Axioms has a unique strategy to apply a pressure to the player that is similar if not identical to the vagaries of real life. The rule of fucking cool(this may or may not actually work on particular players). Taking inspiration from fantasy media Axioms tries to distract you and shift you off course with surprising opportunities and unique gameplay.

Players who find an ancient, abandoned, underground magitech railroad system or network of decaying terraforming devices will ideally be seduced away from careful and optimal play. Perhaps a sealed away elder god or sentient forest will convince you to take up their cause. Maybe like a television serial killer you will be sucked into the game shadowy dealings and crimes putting one over on stodgy and sanctimonious AI rulers.

Or perhaps you will discover that the leader of a massive steppe confederation gained his position by imprisoning a dragon, the holy symbol of his people, under a great mountain, using the unique Axioms magic of characteristic transference to take on iconic aspects of draconic appearance, thus misleading his people into believing he was blssed by the divine.

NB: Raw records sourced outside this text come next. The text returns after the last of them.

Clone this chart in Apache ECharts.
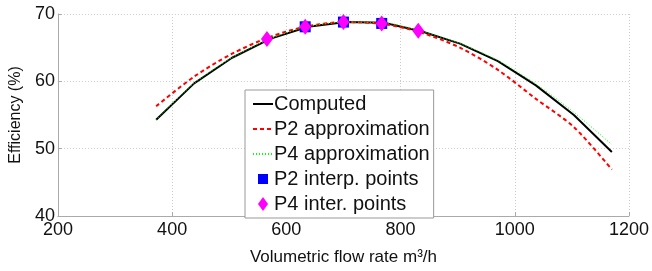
<!DOCTYPE html>
<html>
<head>
<meta charset="utf-8">
<script src="https://cdn.jsdelivr.net/npm/echarts@6/dist/echarts.min.js"></script>
<style>
html,body{margin:0;padding:0;background:#fff;}
#chart{width:652px;height:271px;}
</style>
</head>
<body>
<div id="chart"></div>
<script>
const flowRates = [372, 438.5, 505, 571.5, 638, 704.5, 771, 837.5, 904, 970.5, 1037, 1103.5, 1170];
const computed = [54.3, 59.7, 63.5, 66.3, 68.1, 68.8, 68.7, 67.4, 65.6, 63.0, 59.4, 55.0, 49.5];
const p2Approx = [56.3, 60.7, 64.1, 66.6, 68.2, 68.8, 68.5, 67.2, 65.0, 61.7, 57.4, 53.2, 46.9];
const p4Approx = [54.3, 59.7, 63.5, 66.3, 68.1, 68.8, 68.7, 67.4, 65.6, 63.1, 59.6, 55.4, 50.6];
const p2PointsX = [633, 700, 767];
const p2PointsY = [68.1, 68.8, 68.6];
const p4PointsX = [566, 633, 700, 767, 831];
const p4PointsY = [66.3, 68.1, 68.8, 68.6, 67.5];
const xTicks = [200, 400, 600, 800, 1000, 1200];
const yTicks = [40, 50, 60, 70];

const zip = (xs, ys) => xs.map((x, i) => [x, ys[i]]);
const FONT = '"Liberation Sans", Arial, Helvetica, sans-serif';
const squareIcon = 'path://M0,0L0.01,0L0,0.01ZM2,2L12,2L12,12L2,12ZM14,14L13.99,14L14,13.99Z';
const diamondIcon = 'path://M5,0L10,7L5,14L0,7Z';

const chart = echarts.init(document.getElementById('chart'), null, {renderer: 'canvas'});
chart.setOption({
  animation: false,
  backgroundColor: '#fff',
  textStyle: {fontFamily: FONT},
  grid: {left: 53, right: 23, top: 14, bottom: 54, containLabel: false},
  xAxis: {
    type: 'value', min: xTicks[0], max: xTicks[xTicks.length - 1], interval: 200,
    name: 'Volumetric flow rate m³/h', nameLocation: 'middle', nameGap: 33,
    nameTextStyle: {fontSize: 17, color: '#111', fontFamily: FONT},
    axisLine: {show: true, lineStyle: {color: '#aaa', width: 1}},
    axisTick: {show: true, inside: true, length: 4, lineStyle: {color: '#aaa'}},
    axisLabel: {fontSize: 18, color: '#111', margin: 5, fontFamily: FONT, formatter: v => String(v)},
    splitLine: {show: true, lineStyle: {color: '#ccc', type: [1, 2], width: 1}}
  },
  yAxis: {
    type: 'value', min: yTicks[0], max: yTicks[yTicks.length - 1], interval: 10,
    name: 'Efficiency (%)', nameLocation: 'middle', nameGap: 30, nameRotate: 90,
    nameTextStyle: {fontSize: 16, color: '#111', fontFamily: FONT},
    axisLine: {show: true, lineStyle: {color: '#aaa', width: 1}},
    axisTick: {show: true, inside: true, length: 4, lineStyle: {color: '#aaa'}},
    axisLabel: {fontSize: 18, color: '#111', margin: 3, fontFamily: FONT, formatter: v => String(v)},
    splitLine: {show: true, lineStyle: {color: '#ccc', type: [1, 2], width: 1}}
  },
  legend: {
    orient: 'vertical', left: 245, top: 90,
    padding: [4, 4, 4, 7],
    backgroundColor: '#fff', borderColor: '#999', borderWidth: 1,
    itemWidth: 20, itemHeight: 14, itemGap: 5,
    textStyle: {fontSize: 20, color: '#111', fontFamily: FONT, lineHeight: 20, padding: [0, 0, 0, -4]},
    data: [
      {name: 'Computed', itemStyle: {opacity: 0}},
      {name: 'P2 approximation', itemStyle: {opacity: 0}},
      {name: 'P4 approximation', itemStyle: {opacity: 0}},
      {name: 'P2 interp. points', icon: squareIcon},
      {name: 'P4 inter. points', icon: diamondIcon}
    ]
  },
  series: [
    {name: 'Computed', type: 'line', data: zip(flowRates, computed), symbol: 'none',
     lineStyle: {color: '#000', width: 2}, itemStyle: {color: '#000'}, z: 2},
    {name: 'P2 approximation', type: 'line', data: zip(flowRates, p2Approx), symbol: 'none', smooth: 0.3,
     lineStyle: {color: '#ff0000', width: 2, type: [4, 3]}, itemStyle: {color: '#ff0000'}, z: 3},
    {name: 'P4 approximation', type: 'line', data: zip(flowRates, p4Approx), symbol: 'none', smooth: 0.3,
     lineStyle: {color: '#00ff00', width: 1, type: [1, 2]}, itemStyle: {color: '#00ff00'}, z: 4},
    {name: 'P2 interp. points', type: 'scatter', data: zip(p2PointsX, p2PointsY), symbol: 'rect', symbolSize: 11,
     itemStyle: {color: '#0000ff', opacity: 1}, z: 5},
    {name: 'P4 inter. points', type: 'scatter', data: zip(p4PointsX, p4PointsY), symbol: 'diamond', symbolSize: [12, 16],
     itemStyle: {color: '#ff00ff', opacity: 1}, z: 6}
  ]
});
</script>
</body>
</html>
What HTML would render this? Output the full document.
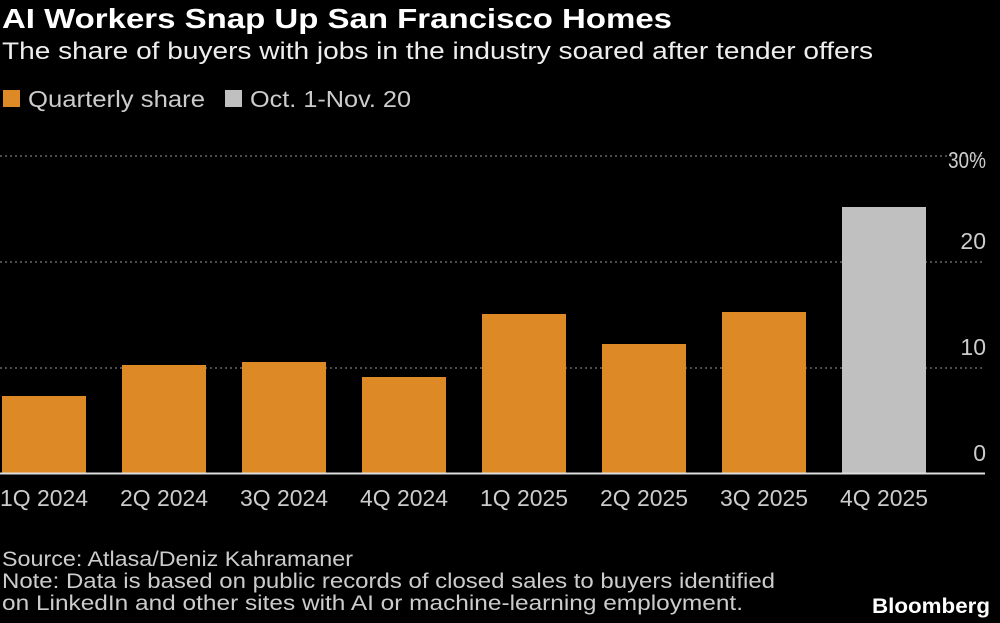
<!DOCTYPE html>
<html><head><meta charset="utf-8"><style>
body{margin:0;background:#000;width:1000px;height:623px;overflow:hidden}
</style></head><body>
<svg style="position:absolute;left:0;top:0" width="1000" height="623" font-family="Liberation Sans,sans-serif">
<text x="2" y="28" font-size="28" font-weight="bold" fill="#fff" textLength="670" lengthAdjust="spacingAndGlyphs">AI Workers Snap Up San Francisco Homes</text>
<text x="2" y="59" font-size="24" fill="#eee" textLength="871" lengthAdjust="spacingAndGlyphs">The share of buyers with jobs in the industry soared after tender offers</text>
<rect x="3" y="90" width="17" height="17" fill="#dd8a26"/>
<text x="28" y="107" font-size="23" fill="#ccc" textLength="177" lengthAdjust="spacingAndGlyphs">Quarterly share</text>
<rect x="225" y="90" width="17" height="17" fill="#c0c0c0"/>
<text x="250" y="107" font-size="23" fill="#ccc" textLength="161" lengthAdjust="spacingAndGlyphs">Oct. 1-Nov. 20</text>
<g stroke="#666" stroke-width="1.5" stroke-dasharray="2,3">
<line x1="0" y1="156" x2="985" y2="156"/><line x1="0" y1="262" x2="985" y2="262"/><line x1="0" y1="368" x2="985" y2="368"/>
</g>
<g fill="#dd8a26">
<rect x="2" y="396" width="84" height="78"/>
<rect x="122" y="365" width="84" height="109"/>
<rect x="242" y="362" width="84" height="112"/>
<rect x="362" y="377" width="84" height="97"/>
<rect x="482" y="314" width="84" height="160"/>
<rect x="602" y="344" width="84" height="130"/>
<rect x="722" y="312" width="84" height="162"/>
</g>
<rect x="842" y="207" width="84" height="267" fill="#c0c0c0"/>
<line x1="0" y1="473.5" x2="985" y2="473.5" stroke="#ddd" stroke-width="2"/>
<g fill="#ccc" font-size="23" text-anchor="end">
<text x="986" y="168" textLength="38" lengthAdjust="spacingAndGlyphs">30%</text><text x="986" y="249">20</text><text x="986" y="355">10</text><text x="986" y="461">0</text>
</g>
<g fill="#ccc" font-size="23">
<text x="0" y="506" textLength="88" lengthAdjust="spacingAndGlyphs">1Q 2024</text>
<text x="120" y="506" textLength="88" lengthAdjust="spacingAndGlyphs">2Q 2024</text>
<text x="240" y="506" textLength="88" lengthAdjust="spacingAndGlyphs">3Q 2024</text>
<text x="360" y="506" textLength="88" lengthAdjust="spacingAndGlyphs">4Q 2024</text>
<text x="480" y="506" textLength="88" lengthAdjust="spacingAndGlyphs">1Q 2025</text>
<text x="600" y="506" textLength="88" lengthAdjust="spacingAndGlyphs">2Q 2025</text>
<text x="720" y="506" textLength="88" lengthAdjust="spacingAndGlyphs">3Q 2025</text>
<text x="840" y="506" textLength="88" lengthAdjust="spacingAndGlyphs">4Q 2025</text>
</g>
<g fill="#ccc" font-size="21">
<text x="2" y="566" textLength="351" lengthAdjust="spacingAndGlyphs">Source: Atlasa/Deniz Kahramaner</text>
<text x="2" y="588" textLength="773" lengthAdjust="spacingAndGlyphs">Note: Data is based on public records of closed sales to buyers identified</text>
<text x="2" y="610" textLength="741" lengthAdjust="spacingAndGlyphs">on LinkedIn and other sites with AI or machine-learning employment.</text>
</g>
<text x="990" y="613" font-size="21" font-weight="bold" fill="#fff" text-anchor="end" textLength="118" lengthAdjust="spacingAndGlyphs">Bloomberg</text>
</svg>
</body></html>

Maybe you are a bit more mundane and become obsessed after eons of a lonely existence with connecting all of the fantastically large and numerous river systems created by the world generator into a single massive network with canals. This experience is similar in some ways to the madness of real life rulers. Consider the pyramids for example.

Wait! Can I… Can I do that? Maybe, maybe not, but I’ve got to find out!

Or maybe after all your hard work a quirk of fate marries the beautiful princes you spent the last 20 turns trying to court to some schmuck. And you just lose it. I don’t judge. Burn the world.